Kazakhstan Redirects Kashagan Oil to China Amid CPC Issues
Photo: Elements.envato.com, ill purposes
Kazakhstan has begun redirecting part of its Kashagan crude to China due to the limited capacity of the Caspian Pipeline Consortium (CPC), which is still operating through only one loading point, Orda.kz reports.
Reuters sources say 50,000 tons of Kashagan oil will be shipped to China in December, marking the first direct deliveries from the field via the Atasu–Alashankou pipeline. CNPC is expected to take around 30,000 tons, and Inpex about 20,000 tons.
Both companies are members of the North Caspian Operating Company (NCOC), which develops Kashagan.
The shift comes after a Ukrainian drone strike severely damaged the CPC’s Black Sea terminal. SPU-2 has been taken offline, while SPU-3 remains under scheduled maintenance, leaving only one functioning loading unit.
The CPC normally handles about 1% of the global oil supply and is jointly owned by Russia, Kazakhstan, and the United States.
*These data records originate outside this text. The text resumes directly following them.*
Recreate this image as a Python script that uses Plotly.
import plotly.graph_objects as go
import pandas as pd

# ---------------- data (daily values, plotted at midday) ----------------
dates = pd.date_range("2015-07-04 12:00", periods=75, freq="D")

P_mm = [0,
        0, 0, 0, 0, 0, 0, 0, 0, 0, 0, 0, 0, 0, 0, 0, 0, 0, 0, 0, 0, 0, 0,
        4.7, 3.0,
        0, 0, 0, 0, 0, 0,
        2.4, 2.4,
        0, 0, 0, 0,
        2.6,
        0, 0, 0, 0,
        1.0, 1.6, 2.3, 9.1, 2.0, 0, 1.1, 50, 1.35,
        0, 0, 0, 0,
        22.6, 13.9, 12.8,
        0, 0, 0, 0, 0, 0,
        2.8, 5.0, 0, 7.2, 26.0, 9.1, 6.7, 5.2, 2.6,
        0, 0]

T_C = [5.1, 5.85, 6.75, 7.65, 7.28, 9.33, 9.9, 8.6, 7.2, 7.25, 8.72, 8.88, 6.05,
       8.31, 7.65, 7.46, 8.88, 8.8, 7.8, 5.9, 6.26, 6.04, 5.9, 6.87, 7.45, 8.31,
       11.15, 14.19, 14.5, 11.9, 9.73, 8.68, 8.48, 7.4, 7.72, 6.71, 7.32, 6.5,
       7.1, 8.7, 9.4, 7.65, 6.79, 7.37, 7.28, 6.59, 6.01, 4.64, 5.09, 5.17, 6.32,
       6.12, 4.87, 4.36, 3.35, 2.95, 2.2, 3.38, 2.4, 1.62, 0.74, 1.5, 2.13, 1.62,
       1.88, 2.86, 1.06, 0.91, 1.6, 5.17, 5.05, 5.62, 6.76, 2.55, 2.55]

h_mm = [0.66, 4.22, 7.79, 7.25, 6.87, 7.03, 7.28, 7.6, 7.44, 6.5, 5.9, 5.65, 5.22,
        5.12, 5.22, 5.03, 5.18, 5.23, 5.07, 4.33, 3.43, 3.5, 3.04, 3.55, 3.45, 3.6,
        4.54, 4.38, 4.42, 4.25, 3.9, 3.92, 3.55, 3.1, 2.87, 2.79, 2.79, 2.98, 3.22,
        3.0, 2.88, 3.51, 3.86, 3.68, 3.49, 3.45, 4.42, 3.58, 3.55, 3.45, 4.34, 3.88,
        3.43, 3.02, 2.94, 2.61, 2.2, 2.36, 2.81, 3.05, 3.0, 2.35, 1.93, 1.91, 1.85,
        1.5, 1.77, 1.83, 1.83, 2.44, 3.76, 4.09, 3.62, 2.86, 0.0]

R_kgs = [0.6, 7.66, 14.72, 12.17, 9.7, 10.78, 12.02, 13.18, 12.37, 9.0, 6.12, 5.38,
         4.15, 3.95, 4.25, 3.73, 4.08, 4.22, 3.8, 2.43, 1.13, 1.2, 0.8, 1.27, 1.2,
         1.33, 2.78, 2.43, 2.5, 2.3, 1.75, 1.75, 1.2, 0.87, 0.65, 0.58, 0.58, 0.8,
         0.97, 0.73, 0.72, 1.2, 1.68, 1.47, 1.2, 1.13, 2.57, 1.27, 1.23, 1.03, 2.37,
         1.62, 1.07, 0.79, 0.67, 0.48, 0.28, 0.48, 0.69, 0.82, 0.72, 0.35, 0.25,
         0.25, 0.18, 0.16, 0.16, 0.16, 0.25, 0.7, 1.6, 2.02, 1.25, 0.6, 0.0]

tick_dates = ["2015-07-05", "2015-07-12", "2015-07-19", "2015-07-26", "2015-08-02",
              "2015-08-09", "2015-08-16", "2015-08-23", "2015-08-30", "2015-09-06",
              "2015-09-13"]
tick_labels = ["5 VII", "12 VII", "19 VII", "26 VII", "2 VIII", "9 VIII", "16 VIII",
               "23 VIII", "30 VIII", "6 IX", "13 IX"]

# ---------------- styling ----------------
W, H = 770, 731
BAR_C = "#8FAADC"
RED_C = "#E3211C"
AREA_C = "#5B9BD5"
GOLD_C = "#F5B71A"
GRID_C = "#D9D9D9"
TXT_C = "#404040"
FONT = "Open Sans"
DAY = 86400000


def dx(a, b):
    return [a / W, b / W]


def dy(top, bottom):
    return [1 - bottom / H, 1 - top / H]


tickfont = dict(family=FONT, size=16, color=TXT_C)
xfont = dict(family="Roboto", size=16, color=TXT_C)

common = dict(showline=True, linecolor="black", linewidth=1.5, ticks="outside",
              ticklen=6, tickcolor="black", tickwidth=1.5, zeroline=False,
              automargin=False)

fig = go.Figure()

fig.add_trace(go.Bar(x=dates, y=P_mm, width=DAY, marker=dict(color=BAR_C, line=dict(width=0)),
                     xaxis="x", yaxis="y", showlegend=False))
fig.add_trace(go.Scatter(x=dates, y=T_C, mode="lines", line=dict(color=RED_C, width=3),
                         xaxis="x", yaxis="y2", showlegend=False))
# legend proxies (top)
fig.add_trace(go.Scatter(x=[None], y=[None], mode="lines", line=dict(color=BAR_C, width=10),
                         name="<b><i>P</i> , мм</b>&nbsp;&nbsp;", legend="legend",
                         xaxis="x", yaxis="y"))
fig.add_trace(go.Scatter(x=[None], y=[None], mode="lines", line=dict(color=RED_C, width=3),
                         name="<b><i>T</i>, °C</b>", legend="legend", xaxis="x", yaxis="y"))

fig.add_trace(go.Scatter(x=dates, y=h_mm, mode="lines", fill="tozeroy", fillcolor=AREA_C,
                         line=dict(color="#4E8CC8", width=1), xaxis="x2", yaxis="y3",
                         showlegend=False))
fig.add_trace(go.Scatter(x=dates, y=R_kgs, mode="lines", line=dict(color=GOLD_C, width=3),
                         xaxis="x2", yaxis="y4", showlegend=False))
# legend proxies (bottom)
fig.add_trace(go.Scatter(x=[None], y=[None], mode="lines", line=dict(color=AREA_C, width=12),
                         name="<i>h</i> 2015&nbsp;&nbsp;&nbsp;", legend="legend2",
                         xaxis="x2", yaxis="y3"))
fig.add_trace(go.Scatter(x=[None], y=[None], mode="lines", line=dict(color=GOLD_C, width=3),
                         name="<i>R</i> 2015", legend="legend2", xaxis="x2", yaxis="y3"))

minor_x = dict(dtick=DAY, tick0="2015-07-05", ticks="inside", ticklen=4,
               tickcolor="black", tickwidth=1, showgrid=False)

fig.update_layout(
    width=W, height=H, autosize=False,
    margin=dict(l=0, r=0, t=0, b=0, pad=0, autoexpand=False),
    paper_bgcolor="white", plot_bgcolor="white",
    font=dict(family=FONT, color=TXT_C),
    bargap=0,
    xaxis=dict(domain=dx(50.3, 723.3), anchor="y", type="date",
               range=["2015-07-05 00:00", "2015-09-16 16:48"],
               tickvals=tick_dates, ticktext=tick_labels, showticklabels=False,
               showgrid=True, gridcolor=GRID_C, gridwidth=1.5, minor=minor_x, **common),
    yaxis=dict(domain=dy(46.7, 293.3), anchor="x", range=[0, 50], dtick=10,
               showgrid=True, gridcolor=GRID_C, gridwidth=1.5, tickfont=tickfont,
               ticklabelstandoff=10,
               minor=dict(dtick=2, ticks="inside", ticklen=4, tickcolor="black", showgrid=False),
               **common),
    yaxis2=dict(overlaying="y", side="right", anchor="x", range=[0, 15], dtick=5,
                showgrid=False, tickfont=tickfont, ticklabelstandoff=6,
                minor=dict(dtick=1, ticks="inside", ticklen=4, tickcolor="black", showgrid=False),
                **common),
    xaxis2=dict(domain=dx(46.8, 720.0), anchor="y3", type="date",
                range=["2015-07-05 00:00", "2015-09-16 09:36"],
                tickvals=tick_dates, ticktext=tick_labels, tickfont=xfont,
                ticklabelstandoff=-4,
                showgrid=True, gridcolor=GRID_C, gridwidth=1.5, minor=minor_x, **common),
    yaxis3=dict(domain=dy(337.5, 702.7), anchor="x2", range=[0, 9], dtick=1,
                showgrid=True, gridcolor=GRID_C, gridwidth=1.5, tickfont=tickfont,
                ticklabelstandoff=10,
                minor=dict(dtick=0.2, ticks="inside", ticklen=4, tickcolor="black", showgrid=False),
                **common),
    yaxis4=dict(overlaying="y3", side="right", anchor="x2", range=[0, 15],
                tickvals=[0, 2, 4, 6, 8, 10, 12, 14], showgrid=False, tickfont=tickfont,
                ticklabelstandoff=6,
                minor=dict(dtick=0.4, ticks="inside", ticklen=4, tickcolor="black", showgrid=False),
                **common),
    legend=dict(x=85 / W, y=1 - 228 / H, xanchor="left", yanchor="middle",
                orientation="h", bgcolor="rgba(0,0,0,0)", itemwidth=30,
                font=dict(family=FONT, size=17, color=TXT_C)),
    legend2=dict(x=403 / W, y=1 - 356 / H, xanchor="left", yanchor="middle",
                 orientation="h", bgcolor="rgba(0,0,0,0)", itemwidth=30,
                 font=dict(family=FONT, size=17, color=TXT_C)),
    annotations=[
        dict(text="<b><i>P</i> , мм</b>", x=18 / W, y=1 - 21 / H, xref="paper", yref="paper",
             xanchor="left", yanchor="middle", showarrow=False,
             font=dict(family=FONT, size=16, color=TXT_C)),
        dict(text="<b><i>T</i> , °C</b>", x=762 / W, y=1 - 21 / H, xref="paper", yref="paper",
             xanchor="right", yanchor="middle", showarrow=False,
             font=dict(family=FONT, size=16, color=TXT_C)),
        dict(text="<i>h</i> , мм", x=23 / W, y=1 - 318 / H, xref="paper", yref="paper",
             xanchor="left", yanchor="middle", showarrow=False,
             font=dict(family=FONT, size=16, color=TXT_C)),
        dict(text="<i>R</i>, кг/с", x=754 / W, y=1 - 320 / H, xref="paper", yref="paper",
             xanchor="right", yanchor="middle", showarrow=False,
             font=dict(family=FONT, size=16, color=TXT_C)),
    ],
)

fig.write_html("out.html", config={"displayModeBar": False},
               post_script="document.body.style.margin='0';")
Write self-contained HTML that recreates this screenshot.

Kazakhstan’s Energy Ministry has not commented directly but said the country is actively working to secure additional export routes.
The Atasu–Alashankou pipeline, which links Kazakhstan to China’s Xinjiang region, usually transports crude from other fields. Current shipments through the route total 85,000–86,000 tons per month. Kazakhstan had planned to export around 1 million tons through Atasu–Alashankou in 2025, down from 1.2 million tons in 2024; 850,000 tons have already been shipped in the first ten months of this year.
Kashagan is one of the world’s largest oil discoveries of the past four decades, located in the northern Caspian Sea and named after the poet Kashagan Kurzhimanuly.
The CPC terminal is not expected to resume full capacity before December 11. SPU-3’s restart has been delayed by poor weather and diving operations, and repairs to SPU-2 may take months.
As a result of the bottleneck, Kazakhstan’s oil and condensate output fell 6% in the first two days of December, forcing producers to reroute volumes through lower-margin alternatives.